Quarterly earnings weaker than anticipated. Globetronics Technology Bhd (GTB) 2Q19 normalised earnings declined by - 13.8%yoy to RM7.4mm. The decline in earnings was mainly attributable to drastic decline in volume loadings from certain customers in the group.

1H19 earnings came in below expectations. The dismal 2QFY19 financial performance led to 1HFY19 normalised earnings of RM11.0m. This represents a reduction of -55.3%yoy. This was primarily premised on phased out of certain matured products of a Japanese customer and lower volume loadings for products related to the smartphone market.

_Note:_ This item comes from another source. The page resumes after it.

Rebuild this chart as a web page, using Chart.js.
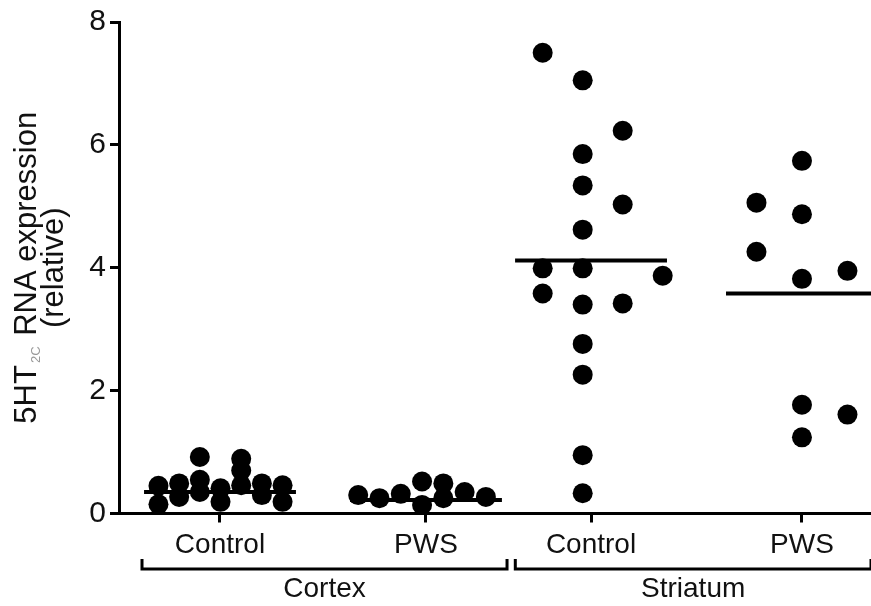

All in, 1H19 normalised earnings failed to keep pace with ours and consensus expectations, accounting for 19% and 18.3% of FY19 full year earnings estimates respectively.

Impact on earnings. We are lowering our FY19 and FY20 earnings estimates to RM48.8m and RM56.1m respectively as we are lowering the production volume assumptions from across all its major products offering.

Target price. We are deriving a revised target price of RM1.47 (previously RM1.76) based on DDM valuation methodology.

Downgrade to SELL. The soft volume loadings continue to negatively impact the group’s well-being as seen in 1HFY19 financial performance. While we expect some earnings recovery in 2HFY19, we opine that it would be insufficient to make up for the underperformance seen in 1HFY19. While we acknowledged the group’s effort to diversify away from the smartphone market, we are of the view that meaningful contribution to the bottomline can only be seen in the later part of FY20.

Given the poor near-term outlook, we expect the share price to come under great pressure. Moreover, we believe the estimated dividend yield of 3.5% to 4.0% is unable to make up for the anticipated retracement in share price. All factors considered, we are downgrading our recommendation to SELL from NEUTRAL previously.